Photo: © Tatiana Dyuvbanova / Getty Images / iStock

Die Interaktion funktioniert

In der Forschung hat man bereits begonnen soziale Roboter zu kategorisieren, wobei es verschiedene Ansätze gebe, so Kickbusch. So gehe es um erinnern, empfehlen, etwas beibringen, motivieren oder Beziehung herstellen. In der Unterstützung im Alter kann mobile Assistenz geleistet werden, es kann ebenfalls an Tätigkeiten erinnert und soziale Aktivitäten können durchgeführt werden. „Diese Interaktion funktioniert“, betonte Kickbusch.

Wie der Roboter im Gesundheitswesen eingesetzt werden kann, lässt sich vier Kategorien zuordnen: Von „Analog Care“ über „Robotik Care“ und „Smart Care“ bis zu „Deep Care“. „Analog Care“, so Kickbusch, entspricht jenen Pflegetätigkeiten, wie sie heute durchgeführt werden — von Mensch zu Mensch. Zwar sei die Einstellung gegenüber Robotern in der Pflege derzeit eher skeptisch, gleichzeitig werde der Faktor Menschlichkeit freilich in der konventionellen Pflege aufgrund von Zeitdruck oft schwer zu erbringen. „Mit Robotern bleibt mehr Zeit für Menschlichkeit“, gab Kickbusch zu bedenken.

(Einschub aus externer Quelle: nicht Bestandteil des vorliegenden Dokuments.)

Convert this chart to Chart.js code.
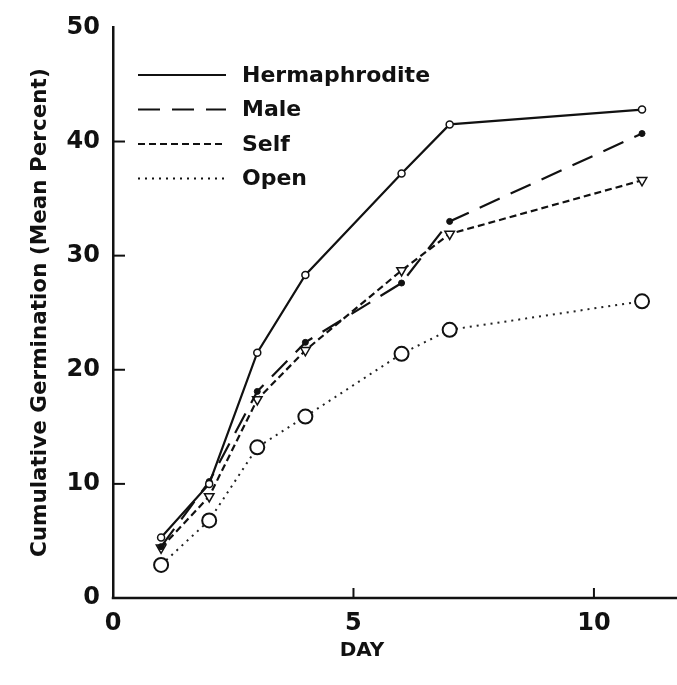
<!DOCTYPE html>
<html>
<head>
<meta charset="utf-8">
<script src="https://cdn.jsdelivr.net/npm/chart.js@4/dist/chart.umd.min.js"></script>
<style>
  html, body { margin: 0; padding: 0; background: #fff; }
  #wrap { width: 677px; height: 685px; }
</style>
</head>
<body>
<div id="wrap"><canvas id="germChart" width="677" height="685"></canvas></div>
<script>
// Values
const days = [1, 2, 3, 4, 6, 7, 11];
const hermaphroditeValues = [5.3, 10.0, 21.5, 28.3, 37.2, 41.5, 42.8];
const maleValues = [4.5, 10.2, 18.1, 22.4, 27.6, 33.0, 40.7];
const selfValues = [4.4, 8.9, 17.4, 21.7, 28.7, 31.9, 36.6];
const openValues = [2.9, 6.8, 13.2, 15.9, 21.4, 23.5, 26.0];
const xTickValues = [0, 5, 10];
const yTickValues = [0, 10, 20, 30, 40, 50];

const FONT = '"DejaVu Sans", "Liberation Sans", Arial, sans-serif';

function toPoints(values) {
  return days.map((d, i) => ({ x: d, y: values[i] }));
}

// Bottom axis line, inward tick marks, the in-plot legend and the DAY title
const paperStyle = {
  id: 'paperStyle',
  afterDraw(chart) {
    const ctx = chart.ctx;
    const xs = chart.scales.x;
    const ys = chart.scales.y;
    const area = chart.chartArea;

    ctx.save();
    ctx.strokeStyle = '#111';

    // bottom axis runs on to the page edge
    ctx.lineWidth = 2.5;
    ctx.beginPath();
    ctx.moveTo(area.left - 1.25, area.bottom);
    ctx.lineTo(chart.width, area.bottom);
    ctx.stroke();

    ctx.lineWidth = 2;
    yTickValues.forEach(v => {
      if (v === 0 || v === 50) return;
      const py = ys.getPixelForValue(v);
      ctx.beginPath();
      ctx.moveTo(area.left, py);
      ctx.lineTo(area.left + 12, py);
      ctx.stroke();
    });
    xTickValues.forEach(v => {
      if (v === 0) return;
      const px = xs.getPixelForValue(v);
      ctx.beginPath();
      ctx.moveTo(px, area.bottom);
      ctx.lineTo(px, area.bottom - 10);
      ctx.stroke();
    });

    // legend
    chart.data.datasets.forEach((ds, i) => {
      const y = 75 + i * 34.5;
      ctx.strokeStyle = '#111';
      ctx.lineWidth = ds.borderWidth;
      ctx.setLineDash(ds.borderDash || []);
      ctx.beginPath();
      ctx.moveTo(138, y);
      ctx.lineTo(226, y);
      ctx.stroke();
      ctx.setLineDash([]);
      ctx.fillStyle = '#111';
      ctx.font = 'bold 22px ' + FONT;
      ctx.textBaseline = 'middle';
      ctx.textAlign = 'left';
      ctx.fillText(ds.label, 242, y + 1);
    });

    // x axis title
    ctx.font = 'bold 20px ' + FONT;
    ctx.textAlign = 'center';
    ctx.textBaseline = 'middle';
    ctx.fillText('DAY', 362, 651);
    ctx.restore();
  }
};

const ctx = document.getElementById('germChart');

new Chart(ctx, {
  type: 'line',
  data: {
    datasets: [
      {
        label: 'Hermaphrodite',
        data: toPoints(hermaphroditeValues),
        borderColor: '#111',
        borderWidth: 2.2,
        pointStyle: 'circle',
        pointRadius: 3.5,
        pointBackgroundColor: '#fff',
        pointBorderColor: '#111',
        pointBorderWidth: 1.5
      },
      {
        label: 'Male',
        data: toPoints(maleValues),
        borderColor: '#111',
        borderWidth: 2.2,
        borderDash: [22, 12],
        pointStyle: 'circle',
        pointRadius: 3,
        pointBackgroundColor: '#111',
        pointBorderColor: '#111',
        pointBorderWidth: 1
      },
      {
        label: 'Self',
        data: toPoints(selfValues),
        borderColor: '#111',
        borderWidth: 2.2,
        borderDash: [7, 4],
        pointStyle: 'triangle',
        rotation: 180,
        pointRadius: 5.5,
        pointBackgroundColor: '#fff',
        pointBorderColor: '#111',
        pointBorderWidth: 1.5
      },
      {
        label: 'Open',
        data: toPoints(openValues),
        borderColor: '#222',
        borderWidth: 2,
        borderDash: [2, 5],
        pointStyle: 'circle',
        pointRadius: 7,
        pointBackgroundColor: '#fff',
        pointBorderColor: '#111',
        pointBorderWidth: 2
      }
    ]
  },
  options: {
    responsive: false,
    animation: false,
    events: [],
    clip: false,
    layout: { padding: { top: 22, right: 0, bottom: 0, left: 0 } },
    elements: { line: { tension: 0 } },
    plugins: {
      legend: { display: false },
      tooltip: { enabled: false },
      title: { display: false }
    },
    scales: {
      x: {
        type: 'linear',
        min: 0,
        max: 11.54,
        afterBuildTicks: (scale) => {
          scale.ticks = xTickValues.map(v => ({ value: v }));
        },
        afterFit: (scale) => { scale.height = 87; },
        grid: { display: false, drawTicks: false },
        border: { display: false },
        ticks: {
          color: '#111',
          padding: 11,
          font: { family: FONT, size: 24, weight: 'bold' },
          maxRotation: 0
        }
      },
      y: {
        type: 'linear',
        min: 0,
        max: 50,
        afterBuildTicks: (scale) => {
          scale.ticks = yTickValues.map(v => ({ value: v }));
        },
        afterFit: (scale) => { scale.width = 113; },
        grid: { display: false, drawTicks: false },
        border: { display: true, color: '#111', width: 2.5 },
        ticks: {
          color: '#111',
          padding: 13,
          font: { family: FONT, size: 24, weight: 'bold' }
        },
        title: {
          display: true,
          text: 'Cumulative Germination (Mean Percent)',
          color: '#111',
          font: { family: FONT, size: 21.5, weight: 'bold' },
          padding: { top: 28, bottom: 0 }
        }
      }
    }
  },
  plugins: [paperStyle]
});
</script>
</body>
</html>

Der Roboter hat mehr Geduld

In „Robotic Care“ wird Pflege durch Technologie ersetzt. Das habe den Vorteil, dass bei guter Programmierung, der Roboter tatsächlich beispielsweise mehr Geduld aufbringt oder eben, wie aktuell in der Krise der Coronavirus- Übertragung, risikolos für verschiedene Tätigkeiten eingesetzt werden kann. Das wahrscheinlichste Konzept sei jenes der „Smart Care“, so Kickbusch. Hier unterstützen soziale und Serviceroboter die menschliche Pflege und helfen Sicherheit herzustellen. Zunehmend gibt es entsprechende Angebote auch für daheim in Verbindung mit den bereits bestehenden Funktionen des Smart Home. Noch einen Schritt weiter geht „Deep Care“. Dabei geht es um eine Transformation im Gesundheitswesen, nicht nur um eine Integration in bestehende Strukturen. Menschliche Pflege soll damit verstärkt werden, beispielsweise für Verwaltungs- und Überwachungsfunktionen, wie Kickbusch erklärte, die gleichzeitig einschränkt: „elektronische Maschinen können schneller und besser klar strukturierte Vorgänge abwickeln, aber sie können keine komplexen Entscheidungen treffen.“

Ausbildung für die Nutzer

Um den künftigen Anforderungen in der Nutzung und Zusammenarbeit mit digitalen Instrumenten entsprechen zu können, müssen diese Kompetenzen bereits in der Ausbildung und jedenfalls in der Fortbildung von Pflegekräften Platz finden. Wesentlich sei auch, Nutzer in die Entwicklung einzubinden und gleichzeitig zu beachten, dass Nutzer meist mit sehr hohen Erwartungen in diese Entwicklung gehen. Dies führt auch zu einer Reihe von ethischen Fragen: Was machen Maschinen mit uns und was machen wir mit ihnen? Ziemlich weit fortgeschritten ist die Entwicklung in der „Emotionsrobotik“, berichtete Kickbusch. Maschinen können mittlerweile Gesichter und Emotionen besser erkennen als Menschen. Zunehmend zeigen Roboter Emotionen, aber hier sei Vorsicht geboten, denn Roboter haben keine Emotionen. Dessen sollte man sich stets bewusst sein. Die von Maschinen entgegengebrachten „Gefühle“ seien synthetisch und Menschen müssen erkennen können, was reale Zuwendung und was künstlich erzeugt ist. Daher wäre wichtig zu klären, wie Algorithmen unsere Gefühle steuern können „und wann wir anfangen, uns selbst zu steuern.“ Die Würde der zu Pflegenden muss gewahrt werden. Es gehe letztlich darum, die Menschlichkeit der Menschen mit dem Beitrag der Maschinen zusammenzubringen.